[Begin]

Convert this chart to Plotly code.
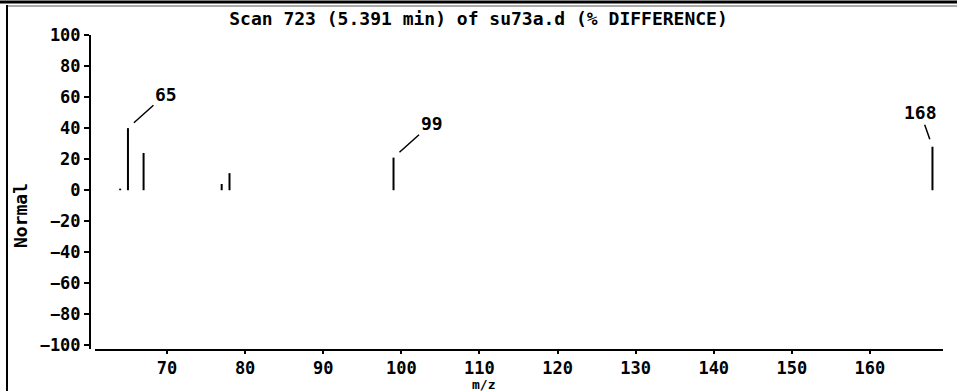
import plotly.graph_objects as go

# ---- data ----
mz = [64, 65, 67, 77, 78, 99, 168]
abundance = [1, 40, 24, 4, 11, 21, 28]
labelled_mz = [65, 99, 168]
label_text = ["65", "99", "168"]
label_dx = [38, 38, -12]      # label offsets (px) from peak top
label_dy = [-34, -34, -34]

x_ticks = [70, 80, 90, 100, 110, 120, 130, 140, 150, 160]
y_ticks = [100, 80, 60, 40, 20, 0, -20, -40, -60, -80, -100]

title_text = "Scan 723 (5.391 min) of su73a.d (% DIFFERENCE)"
FONT = "DejaVu Sans Mono"
FS = 18
BOLD = dict(family=FONT, size=FS, color="black", weight="bold")

# stick spectrum built from the data lists
xs, ys = [], []
for m, a in zip(mz, abundance):
    xs += [m, m, None]
    ys += [0, a, None]

fig = go.Figure()
fig.add_trace(go.Scatter(x=xs, y=ys, mode="lines",
                         line=dict(color="black", width=2),
                         hoverinfo="skip", showlegend=False))

ab = dict(zip(mz, abundance))
for m, t, dx, dy in zip(labelled_mz, label_text, label_dx, label_dy):
    fig.add_annotation(x=m, y=ab[m], text=t, showarrow=True,
                       arrowhead=0, arrowwidth=1.5, arrowcolor="black",
                       ax=dx, ay=dy, standoff=8, font=BOLD)

W, H = 957, 391
L, R, T, B = 95, 14, 35, 42
pw, ph = W - L - R, H - T - B

def px(x):
    return (x - L) / pw

def py(y):
    return (H - B - y) / ph

fig.update_layout(
    width=W, height=H,
    margin=dict(l=L, r=R, t=T, b=B),
    paper_bgcolor="white", plot_bgcolor="white",
    font=BOLD,
    title=dict(text=title_text, x=0.5, xref="container", xanchor="center",
               y=1 - 19 / H, yref="container", yanchor="middle", font=BOLD),
    xaxis=dict(range=[60.78, 169.35], tickvals=x_ticks,
               showline=True, linecolor="black", linewidth=2,
               ticks="outside", ticklen=3, tickwidth=2, tickcolor="black",
               tickfont=dict(family=FONT, size=17, color="black", weight="bold"),
               showgrid=False, zeroline=False, fixedrange=True),
    yaxis=dict(range=[-102.3, 100], tickvals=y_ticks,
               anchor="free", position=0, shift=-5,
               showline=True, linecolor="black", linewidth=2,
               ticks="outside", ticklen=5, tickwidth=2, tickcolor="black",
               tickfont=dict(family=FONT, size=17, color="black", weight="bold"),
               showgrid=False, zeroline=False, fixedrange=True),
    showlegend=False,
)

# axis titles as annotations
fig.add_annotation(text="Normal", xref="paper", yref="paper",
                   x=px(20), y=py(216), textangle=-90, showarrow=False,
                   xanchor="center", yanchor="middle", font=BOLD)
fig.add_annotation(text="m/z", xref="paper", yref="paper",
                   x=px(483), y=py(393), showarrow=False,
                   xanchor="center", yanchor="bottom", borderpad=0,
                   font=dict(family=FONT, size=13, color="black", weight="bold"))

# window frame decoration
fig.add_shape(type="line", xref="paper", yref="paper",
              x0=px(0), x1=px(W), y0=py(2), y1=py(2),
              line=dict(color="black", width=3))
fig.add_shape(type="line", xref="paper", yref="paper",
              x0=px(6), x1=px(W), y0=py(6), y1=py(6),
              line=dict(color="#555555", width=1))
fig.add_shape(type="line", xref="paper", yref="paper",
              x0=px(7), x1=px(7), y0=py(5), y1=py(H),
              line=dict(color="black", width=2))

fig.write_html("out.html")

[End]

- Work required
Transcribe all the data word for word; the images stay out.

- Reply to the task
Convert this chart to Plotly code.
import plotly.graph_objects as go

# ---- data ----
mz = [64, 65, 67, 77, 78, 99, 168]
abundance = [1, 40, 24, 4, 11, 21, 28]
labelled_mz = [65, 99, 168]
label_text = ["65", "99", "168"]
label_dx = [38, 38, -12]      # label offsets (px) from peak top
label_dy = [-34, -34, -34]

x_ticks = [70, 80, 90, 100, 110, 120, 130, 140, 150, 160]
y_ticks = [100, 80, 60, 40, 20, 0, -20, -40, -60, -80, -100]

title_text = "Scan 723 (5.391 min) of su73a.d (% DIFFERENCE)"
FONT = "DejaVu Sans Mono"
FS = 18
BOLD = dict(family=FONT, size=FS, color="black", weight="bold")

# stick spectrum built from the data lists
xs, ys = [], []
for m, a in zip(mz, abundance):
    xs += [m, m, None]
    ys += [0, a, None]

fig = go.Figure()
fig.add_trace(go.Scatter(x=xs, y=ys, mode="lines",
                         line=dict(color="black", width=2),
                         hoverinfo="skip", showlegend=False))

ab = dict(zip(mz, abundance))
for m, t, dx, dy in zip(labelled_mz, label_text, label_dx, label_dy):
    fig.add_annotation(x=m, y=ab[m], text=t, showarrow=True,
                       arrowhead=0, arrowwidth=1.5, arrowcolor="black",
                       ax=dx, ay=dy, standoff=8, font=BOLD)

W, H = 957, 391
L, R, T, B = 95, 14, 35, 42
pw, ph = W - L - R, H - T - B

def px(x):
    return (x - L) / pw

def py(y):
    return (H - B - y) / ph

fig.update_layout(
    width=W, height=H,
    margin=dict(l=L, r=R, t=T, b=B),
    paper_bgcolor="white", plot_bgcolor="white",
    font=BOLD,
    title=dict(text=title_text, x=0.5, xref="container", xanchor="center",
               y=1 - 19 / H, yref="container", yanchor="middle", font=BOLD),
    xaxis=dict(range=[60.78, 169.35], tickvals=x_ticks,
               showline=True, linecolor="black", linewidth=2,
               ticks="outside", ticklen=3, tickwidth=2, tickcolor="black",
               tickfont=dict(family=FONT, size=17, color="black", weight="bold"),
               showgrid=False, zeroline=False, fixedrange=True),
    yaxis=dict(range=[-102.3, 100], tickvals=y_ticks,
               anchor="free", position=0, shift=-5,
               showline=True, linecolor="black", linewidth=2,
               ticks="outside", ticklen=5, tickwidth=2, tickcolor="black",
               tickfont=dict(family=FONT, size=17, color="black", weight="bold"),
               showgrid=False, zeroline=False, fixedrange=True),
    showlegend=False,
)

# axis titles as annotations
fig.add_annotation(text="Normal", xref="paper", yref="paper",
                   x=px(20), y=py(216), textangle=-90, showarrow=False,
                   xanchor="center", yanchor="middle", font=BOLD)
fig.add_annotation(text="m/z", xref="paper", yref="paper",
                   x=px(483), y=py(393), showarrow=False,
                   xanchor="center", yanchor="bottom", borderpad=0,
                   font=dict(family=FONT, size=13, color="black", weight="bold"))

# window frame decoration
fig.add_shape(type="line", xref="paper", yref="paper",
              x0=px(0), x1=px(W), y0=py(2), y1=py(2),
              line=dict(color="black", width=3))
fig.add_shape(type="line", xref="paper", yref="paper",
              x0=px(6), x1=px(W), y0=py(6), y1=py(6),
              line=dict(color="#555555", width=1))
fig.add_shape(type="line", xref="paper", yref="paper",
              x0=px(7), x1=px(7), y0=py(5), y1=py(H),
              line=dict(color="black", width=2))

fig.write_html("out.html")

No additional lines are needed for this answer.